I'm sure you all remember the mashed potato sculpture in Close Encounters of the Third Kind.
And the spaceship:
That really cool rock formation is Devil's Tower in Wyoming. It doesn't have a top secret government facility at the bottom, though. Actually it is a National Monument.
You can hike the trail that goes around it, as we did (lovely views). If you are more adventurous, you can climb it.
The tower was formed by the intrusion of igneous materal. Everyone can agree on that much. What they can't agree on is how that happened. There are many theories: It is an eroded laccolith (a huge mushroom shaped rock that does not reach the surface); It is a volcanic plug or neck of an extinct volcano; It is a stock (magma that cooled underground and is later exposed by erosion).
As the rock cooled and cracked hexagonal columns were formed.
No matter what process formed the rock, it was exposed by erosion. The area around it contiues to erode, exposing more of the tower. The tower itself also continues to erode so that it is smaller than it was originally. Often rocks fall and land around the base of the tower.
The tower has long been known to Native Americans and several tribes have traditions about the tower. In the Kiowa and Lakota traditions, girls were out playing when some bears began chasing them. The girls climbed on a rock and prayed to the great spirit who caused the rock to grow into the tower.

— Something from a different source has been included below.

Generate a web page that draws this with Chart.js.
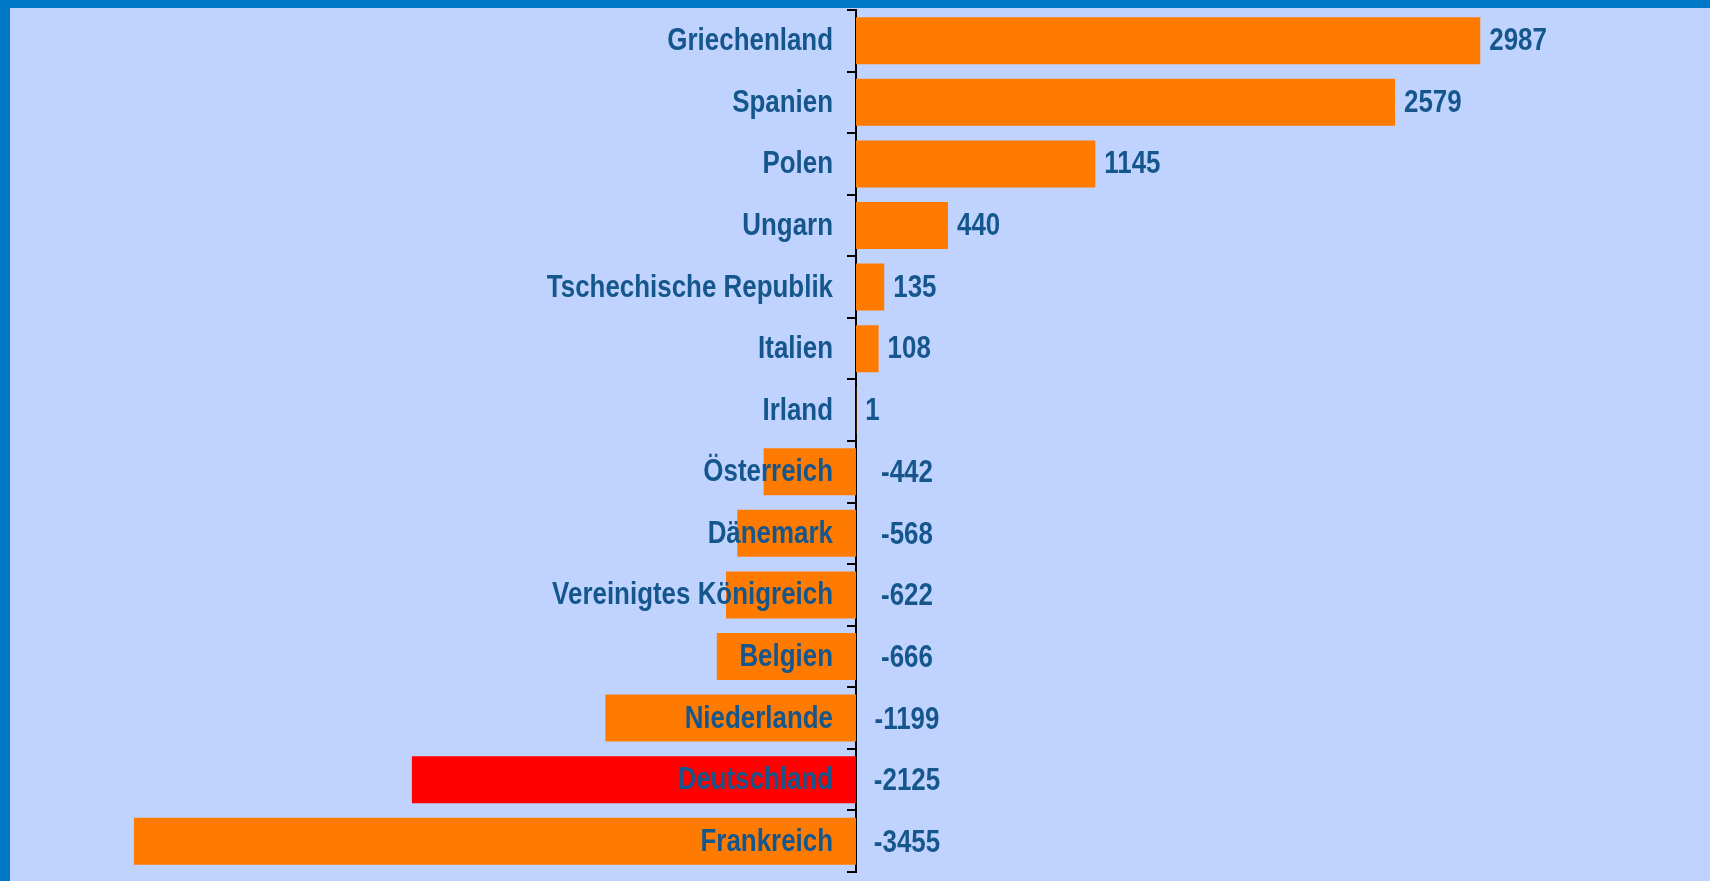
<!DOCTYPE html>
<html>
<head>
<meta charset="utf-8">
<script src="https://cdn.jsdelivr.net/npm/chart.js@4"></script>
<style>
  html, body { margin: 0; padding: 0; width: 1710px; height: 881px; overflow: hidden; background: #C0D3FF; }
  #frameTop { position: absolute; left: 0; top: 0; width: 1710px; height: 8px; background: #0078C8; }
  #frameLeft { position: absolute; left: 0; top: 0; width: 10px; height: 881px; background: #0078C8; }
  canvas { position: absolute; left: 0; top: 0; }
</style>
</head>
<body>
<div id="frameTop"></div>
<div id="frameLeft"></div>
<canvas id="c" width="1710" height="881"></canvas>
<script>
const countries = ["Griechenland", "Spanien", "Polen", "Ungarn", "Tschechische Republik", "Italien", "Irland",
  "Österreich", "Dänemark", "Vereinigtes Königreich", "Belgien", "Niederlande", "Deutschland", "Frankreich"];
const values = [2987, 2579, 1145, 440, 135, 108, 1, -442, -568, -622, -666, -1199, -2125, -3455];
const highlight = "Deutschland";

const FONT = "bold 32px 'Liberation Sans', Arial, sans-serif";
const NARROW = 0.81;
const TEXT = "#15568C";

function narrowText(ctx, text, x, y, align) {
  ctx.save();
  ctx.translate(x, y);
  ctx.scale(NARROW, 1);
  ctx.textAlign = align;
  ctx.fillText(text, 0, 0);
  ctx.restore();
}

const textLayer = {
  id: "textLayer",
  afterDatasetsDraw(chart) {
    const ctx = chart.ctx;
    const xs = chart.scales.x, ys = chart.scales.y;
    const zero = xs.getPixelForValue(0);
    ctx.save();
    ctx.font = FONT;
    ctx.fillStyle = TEXT;
    ctx.textBaseline = "alphabetic";
    chart.data.labels.forEach((lab, i) => {
      const y = ys.getPixelForValue(i) + 9.5;
      narrowText(ctx, lab, zero - 23, y, "right");
    });
    values.forEach((v, i) => {
      const y = ys.getPixelForValue(i) + 9.5;
      if (v >= 0) {
        narrowText(ctx, String(v), xs.getPixelForValue(v) + 9, y, "left");
      } else {
        narrowText(ctx, String(v), zero + 51, y + 1, "center");
      }
    });
    ctx.restore();
  }
};

new Chart(document.getElementById("c"), {
  type: "bar",
  data: {
    labels: countries,
    datasets: [{
      data: values,
      backgroundColor: countries.map(c => c === highlight ? "#FF0000" : "#FF7B00"),
      borderWidth: 0,
      barPercentage: 0.763,
      categoryPercentage: 1,
      clip: false
    }]
  },
  options: {
    indexAxis: "y",
    responsive: false,
    animation: false,
    devicePixelRatio: 1,
    layout: { padding: { left: 0, right: 18, top: 10, bottom: 9 } },
    plugins: { legend: { display: false }, tooltip: { enabled: false } },
    scales: {
      x: { display: false, min: 0, max: 4000 },
      y: {
        position: "left",
        afterFit(scale) { scale.width = 856; scale.paddingTop = 0; scale.paddingBottom = 0; },
        border: { display: true, color: "#000000", width: 2 },
        grid: { display: true, drawOnChartArea: false, drawTicks: true, tickLength: 9, color: "#000000", lineWidth: 2, offset: true },
        ticks: { display: false }
      }
    }
  },
  plugins: [textLayer]
});
</script>
</body>
</html>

It was too steep for the bears to climb, but they left claw marks.
The Sioux version is very similar, though it is two boys who are being chased by Mato the bear. The boys were eventually helped off the new mountain by an eagle. The Cheyenne version is more violent. Most of the girls being chased by the bear are killed, but two escape to get help from two boys. As the bear tries to climb the mountain, leaving claw marks, to get to the girls, the boys shoot arrows at its left foot (the fatal weakness). The boys come close enough to hitting the foot that bear leaves never to return.
The first documented visitors to the tower were members of Captain Raynold's Expidition to Yellowstone in 1859. In 1875, Colonial Richard Dodge led an Office of Indian Affairs Scientific Survey party to the tower. They came up with the name Devil's Tower.
In 1892 the tower became part of a US Forest Reserve, designated by Congress. Later, in 1906, the tower became the first National Monument, thanks to Teddy Roosevelt.
The first person to climb the tower (as far as anyone knows) was William Rogers in 1893. With the help of Willard Ripley, he built a 350 foot ladder to the top and braced it by hammering stakes into the rock wall. The he climbed it in front of a crowd of spectators and planted an American flag at the top. Other climbers used the ladder until 1927 and part of it can still be seen, though it requires a telescope.
The first to climb the tower using rock climbing techniques was Fritz Weissner in 1937. It took him (and two companions) 4 hours and 46 minutes. The most popular route, which has about 1,000 climbers a year (of all ages!), was determined by Jack Durrance.
George Hopkins parachuted onto the top in 1941. Unfortunatley for him, his planned descent didn't work and he was stuck at the top for six days. Food was dropped to him by airplane until climbers were finally able to rescue him. He is the only person to get to the top without climbing. Today, many people climb the tower, but it requires rock climbing experience and equipment.